Enterprise service buses (ESBs) continue to be the backbone of integration infrastructure of many large enterprises. The upcoming Ovum report, 2017 Trends to Watch: API-led and Cloud-based Integration, elaborates on the gradual demise of service-oriented architecture (SOA) as a heavyweight “big bang” solution architectural approach and examines why ESBs continue to enjoy a successful independent existence as a robust piece of middleware.
ESBs are good for heavy lifting
ESBs, which are usually thought of as a key component of an SOA, also have an independent existence. As a robust piece of middleware enabling service integration, ESBs cater for those complex integration and messaging requirements that an iPaaS solution will struggle to meet. Low-latency messaging, data-intensive integration processes, and real-time mediation of varied messaging standards/protocols are use cases where enterprises definitely need an ESB. While these core IT-centric integration capabilities are not marketed as much as those aimed at meeting digital business needs, it is difficult to think of any comprehensive middleware stack without an ESB as its backbone. ESBs will continue to play a key role in all large enterprises as they focus on meeting emerging digital business integration challenges. While this sub-segment of the middleware market will probably never achieve double-digit growth, large enterprises will continue to invest in upgrades of their existing ESBs.

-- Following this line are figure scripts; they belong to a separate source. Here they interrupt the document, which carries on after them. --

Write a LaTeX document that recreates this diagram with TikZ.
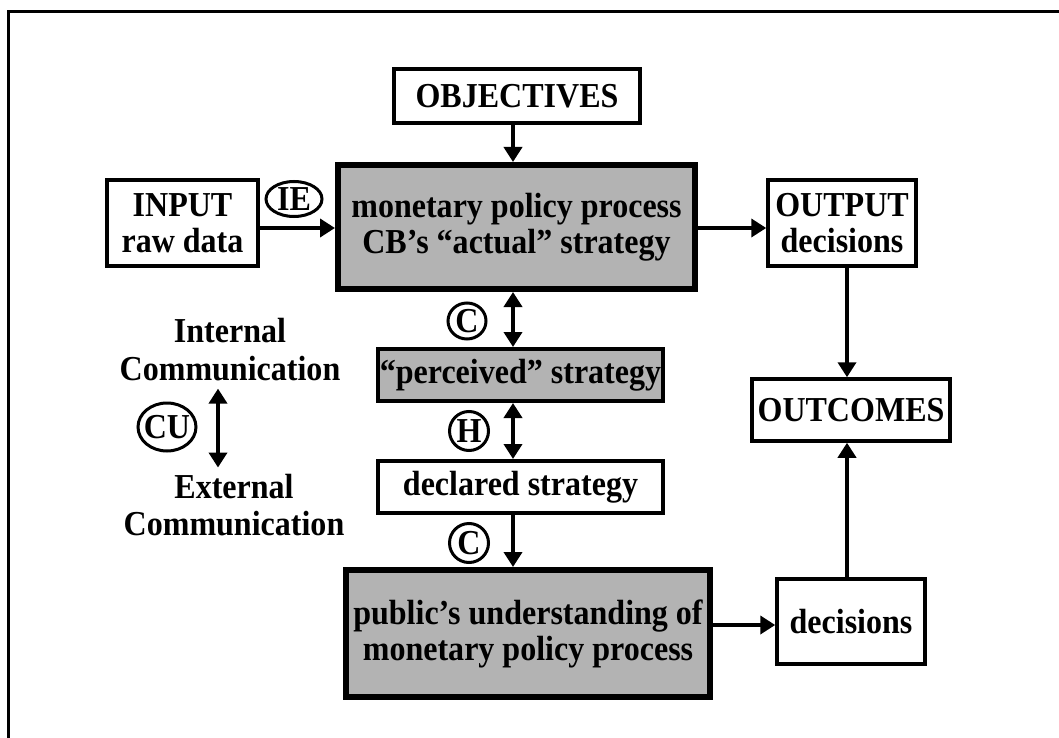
\documentclass[tikz,border=0pt]{standalone}
\usepackage{fontspec}
\setmainfont{Liberation Serif}[FakeStretch=0.915]
\usetikzlibrary{arrows.meta}
\definecolor{boxgray}{RGB}{179,179,179}
\begin{document}
\begin{tikzpicture}[x=1pt,y=-1pt,
  every node/.style={font=\fontsize{35}{36}\selectfont\bfseries, inner sep=0pt, align=center},
  thinbox/.style={draw, line width=3.5pt, fill=white},
  thickbox/.style={draw, line width=6pt, fill=boxgray},
  midbox/.style={draw, line width=4pt, fill=boxgray},
  plainbox/.style={draw, line width=4pt, fill=white},
  arr/.style={line width=4pt, -{Triangle[length=15pt,width=18pt]}},
  darr/.style={line width=4pt, {Triangle[length=15pt,width=18pt]}-{Triangle[length=15pt,width=18pt]}},
  ring/.style={line width=3pt}
]
\useasboundingbox (0,0) rectangle (1059,738);
% frame (only top and left edges visible)
\draw[line width=3pt] (8,738) -- (8,12) -- (1059,12);

% helper coordinates for connector lines
\coordinate (ax) at (513,0);
\coordinate (rx) at (847,0);
\coordinate (ay) at (0,228);
\coordinate (by) at (0,625);
\coordinate (lx) at (218,0);

% boxes
\node[thinbox, minimum width=246pt, minimum height=54pt] (obj) at (517,96) {OBJECTIVES};
\node[thickbox, minimum width=357pt, minimum height=124pt] (main) at (516.5,227) {monetary policy process\\CB’s “actual” strategy};
\node[thinbox, minimum width=151pt, minimum height=86pt] (input) at (182.5,223) {INPUT\\raw data};
\node[thinbox, minimum width=148pt, minimum height=86pt] (output) at (842,223) {OUTPUT\\decisions};
\node[thinbox, minimum width=198pt, minimum height=62pt] (outcomes) at (851,410) {OUTCOMES};
\node[midbox, minimum width=285pt, minimum height=52pt] (perc) at (520.5,375) {“perceived” strategy};
\node[plainbox, minimum width=285pt, minimum height=52pt] (decl) at (520.5,487) {declared strategy};
\node[thickbox, minimum width=364pt, minimum height=127pt] (public) at (528,633.5) {public’s understanding of\\monetary policy process};
\node[thinbox, minimum width=148pt, minimum height=85pt] (dec) at (851,621.5) {decisions};

% circled labels
\node (ie) at (294,199) {IE};
\draw[ring] (ie.center) ellipse [x radius=28pt, y radius=17.5pt];
\node (c1) at (467,321) {C};
\draw[ring] (c1.center) ellipse [x radius=19pt, y radius=18pt];
\node (h) at (469,431) {H};
\draw[ring] (h.center) ellipse [x radius=19.5pt, y radius=19.5pt];
\node (c2) at (469,543) {C};
\draw[ring] (c2.center) ellipse [x radius=19.5pt, y radius=19.5pt];
\node (cu) at (167,427) {CU};
\draw[ring] (cu.center) ellipse [x radius=29pt, y radius=24pt];

% left legend texts
\node[anchor=base] (int1) at (230,342) {Internal};
\node[anchor=base] (int2) at (230,380) {Communication};
\node[anchor=base] (ext1) at (234,498) {External};
\node[anchor=base] (ext2) at (234,535) {Communication};

% connectors
\draw[arr] (obj.south -| ax) -- (main.north -| ax);
\draw[arr] (input.east |- ay) -- (main.west |- ay);
\draw[arr] (main.east |- ay) -- (output.west |- ay);
\draw[darr] (main.south -| ax) -- (perc.north -| ax);
\draw[darr] (perc.south -| ax) -- (decl.north -| ax);
\draw[arr] (decl.south -| ax) -- (public.north -| ax);
\draw[arr] (public.east |- by) -- (dec.west |- by);
\draw[arr] (output.south -| rx) -- (outcomes.north -| rx);
\draw[arr] (dec.north -| rx) -- (outcomes.south -| rx);
\draw[darr] ([yshift=-8pt]int2.south -| lx) -- ([yshift=6pt]ext1.north -| lx);
\end{tikzpicture}
\end{document}
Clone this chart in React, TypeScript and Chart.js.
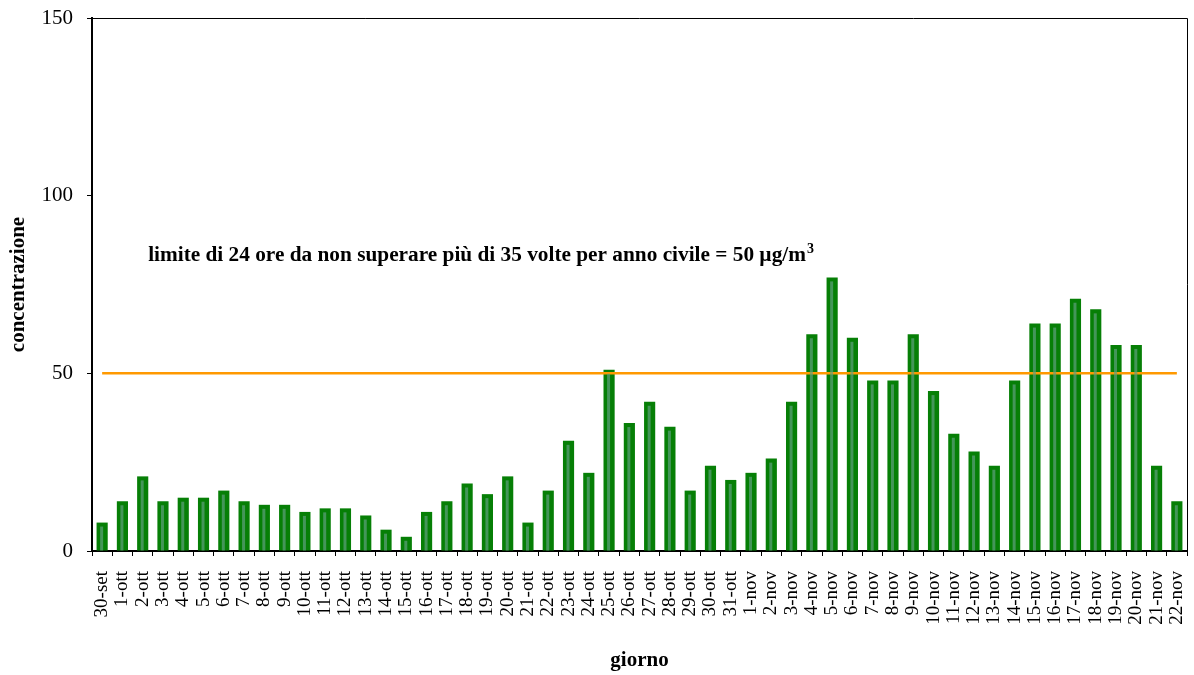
import React, { useEffect, useRef } from "react";
import { Chart, registerables } from "chart.js";

Chart.register(...registerables);

const categories: string[] = [
  "30-set",
  "1-ott", "2-ott", "3-ott", "4-ott", "5-ott", "6-ott", "7-ott", "8-ott", "9-ott", "10-ott",
  "11-ott", "12-ott", "13-ott", "14-ott", "15-ott", "16-ott", "17-ott", "18-ott", "19-ott", "20-ott",
  "21-ott", "22-ott", "23-ott", "24-ott", "25-ott", "26-ott", "27-ott", "28-ott", "29-ott", "30-ott", "31-ott",
  "1-nov", "2-nov", "3-nov", "4-nov", "5-nov", "6-nov", "7-nov", "8-nov", "9-nov", "10-nov",
  "11-nov", "12-nov", "13-nov", "14-nov", "15-nov", "16-nov", "17-nov", "18-nov", "19-nov", "20-nov",
  "21-nov", "22-nov",
];

const concentrations: number[] = [
  8,
  14, 21, 14, 15, 15, 17, 14, 13, 13, 11,
  12, 12, 10, 6, 4, 11, 14, 19, 16, 21,
  8, 17, 31, 22, 51, 36, 42, 35, 17, 24, 20,
  22, 26, 42, 61, 77, 60, 48, 48, 61, 45,
  33, 28, 24, 48, 64, 64, 71, 68, 58, 58,
  24, 14,
];

const LIMIT = 50;
const yTicks: number[] = [0, 50, 100, 150];
const limitText = "limite di 24 ore da non superare più di 35 volte per anno civile = 50 µg/m";
const limitSup = "3";
const xTitle = "giorno";
const yTitle = "concentrazione";

const SERIF = "'Liberation Serif', 'Times New Roman', serif";

const decorPlugin = {
  id: "decor",
  afterDatasetsDraw(chart: any) {
    const { ctx } = chart;
    const meta = chart.getDatasetMeta(0);
    ctx.save();
    meta.data.forEach((bar: any) => {
      const h = bar.base - bar.y;
      if (h <= 5) return;
      ctx.fillStyle = "rgba(95,160,125,0.7)";
      ctx.fillRect(bar.x - 2, bar.y + 4, 3, h - 4);
    });
    ctx.restore();
  },
  afterDraw(chart: any) {
    const { ctx, chartArea, scales } = chart;
    ctx.save();
    ctx.strokeStyle = "#000";
    ctx.lineWidth = 1;
    ctx.beginPath();
    ctx.moveTo(chartArea.left, chartArea.top + 0.5);
    ctx.lineTo(chartArea.right + 0.5, chartArea.top + 0.5);
    ctx.lineTo(chartArea.right + 0.5, chartArea.bottom);
    ctx.stroke();
    ctx.fillStyle = "#000";
    ctx.font = "bold 21.3px " + SERIF;
    ctx.textBaseline = "alphabetic";
    ctx.textAlign = "left";
    const x0 = scales.x.getPixelForValue(0) + 46;
    const y0 = scales.y.getPixelForValue(81.5);
    ctx.fillText(limitText, x0, y0);
    const w = ctx.measureText(limitText).width;
    ctx.font = "bold 14px " + SERIF;
    ctx.fillText(limitSup, x0 + w + 1, y0 - 8);
    ctx.restore();
  },
};

export default function App() {
  const ref = useRef<HTMLCanvasElement | null>(null);
  useEffect(() => {
    document.body.style.margin = "0";
    if (!ref.current) return;
    const chart = new Chart(ref.current, {
      type: "bar",
      data: {
        labels: categories,
        datasets: [
          {
            type: "bar",
            label: "concentrazione",
            data: concentrations,
            backgroundColor: "#067f06",
            borderWidth: 0,
            barPercentage: 0.55,
            categoryPercentage: 1,
            order: 2,
          } as any,
          {
            type: "line",
            label: "limite",
            data: categories.map(() => LIMIT),
            borderColor: "#ff9900",
            borderWidth: 2.5,
            pointRadius: 0,
            fill: false,
            order: 1,
          } as any,
        ],
      },
      options: {
        responsive: false,
        animation: false,
        devicePixelRatio: 1,
        layout: { padding: { top: 18, right: 7, left: 0, bottom: 0 } },
        plugins: {
          legend: { display: false },
          tooltip: { enabled: false },
        },
        scales: {
          x: {
            offset: true,
            afterFit: (s: any) => {
              s.height = 124;
              s.paddingLeft = 0;
              s.paddingRight = 0;
            },
            grid: {
              display: true,
              drawOnChartArea: false,
              drawTicks: true,
              tickLength: 5,
              color: "#000",
              offset: true,
            },
            border: { display: true, color: "#000", width: 2 },
            ticks: {
              autoSkip: false,
              maxRotation: 90,
              minRotation: 90,
              padding: 15,
              color: "#000",
              font: { family: SERIF, size: 19 },
            },
            title: {
              display: true,
              text: xTitle,
              color: "#000",
              font: { family: SERIF, size: 21, weight: "bold" },
              padding: { top: 0, bottom: 2 },
            },
          },
          y: {
            min: 0,
            max: 150,
            afterFit: (s: any) => {
              s.width = 92;
              s.paddingTop = 0;
              s.paddingBottom = 0;
            },
            afterBuildTicks: (s: any) => {
              s.ticks = yTicks.map((v) => ({ value: v }));
            },
            grid: {
              display: true,
              drawOnChartArea: false,
              drawTicks: true,
              tickLength: 5,
              color: "#000",
            },
            border: { display: true, color: "#000", width: 2 },
            ticks: {
              padding: 14,
              color: "#000",
              font: { family: SERIF, size: 21 },
            },
            title: {
              display: true,
              text: yTitle,
              color: "#000",
              font: { family: SERIF, size: 21, weight: "bold" },
              padding: { top: 6, bottom: 0 },
            },
          },
        },
      },
      plugins: [decorPlugin],
    });
    return () => chart.destroy();
  }, []);
  return (
    <div style={{ position: "fixed", left: 0, top: 0, width: 1194, height: 675, background: "#fff" }}>
      <canvas ref={ref} width={1194} height={675} style={{ width: 1194, height: 675 }} />
    </div>
  );
}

The state of SOA adoption has been a highly debated topic, and these discussions have thrown up apparently contradictory viewpoints. The traditional view of SOA suggests that enterprises have invested a lot of time and money to sort out means to an end, and still failed to realize any significant business value. SOA, in its heyday, promised much more than service integration, but in most of the successful implementations, that is all enterprises could achieve after several years of heavy lifting. If implemented as a “big bang” solution architecture, SOA is overkill in the light of persistent time and IT budget constraints, and the need for agile integration to cater for digital business needs.
Microservices and API-led architectural approaches follow some of the core SOA principles, although with a specific focus on getting things done. Lightweight SOA, with an ESB at its core and web services linked to specific functions, is a “good enough” proposition for meeting relatively complex hybrid integration requirements. Ovum ICT Enterprise Insights survey results show that a fifth of respondent large enterprises have strategic investment planned for ESBs. This is not surprising because enterprises need to upgrade existing versions of ESBs to access new features and capabilities, including better federation with cloud-based integration platforms.
Enterprise and solution architects often face a dilemma when it comes to a choice between "good enough" architecture and a robust architectural approach that meets long-term business needs but calls for significant changes and investments. In the context of SOA, the implementation of an ESB, with all relevant underlying services and APIs, corresponds to a "good enough" architecture that espouses the use of a standards-based flexible infrastructure layer (middleware) for service integration.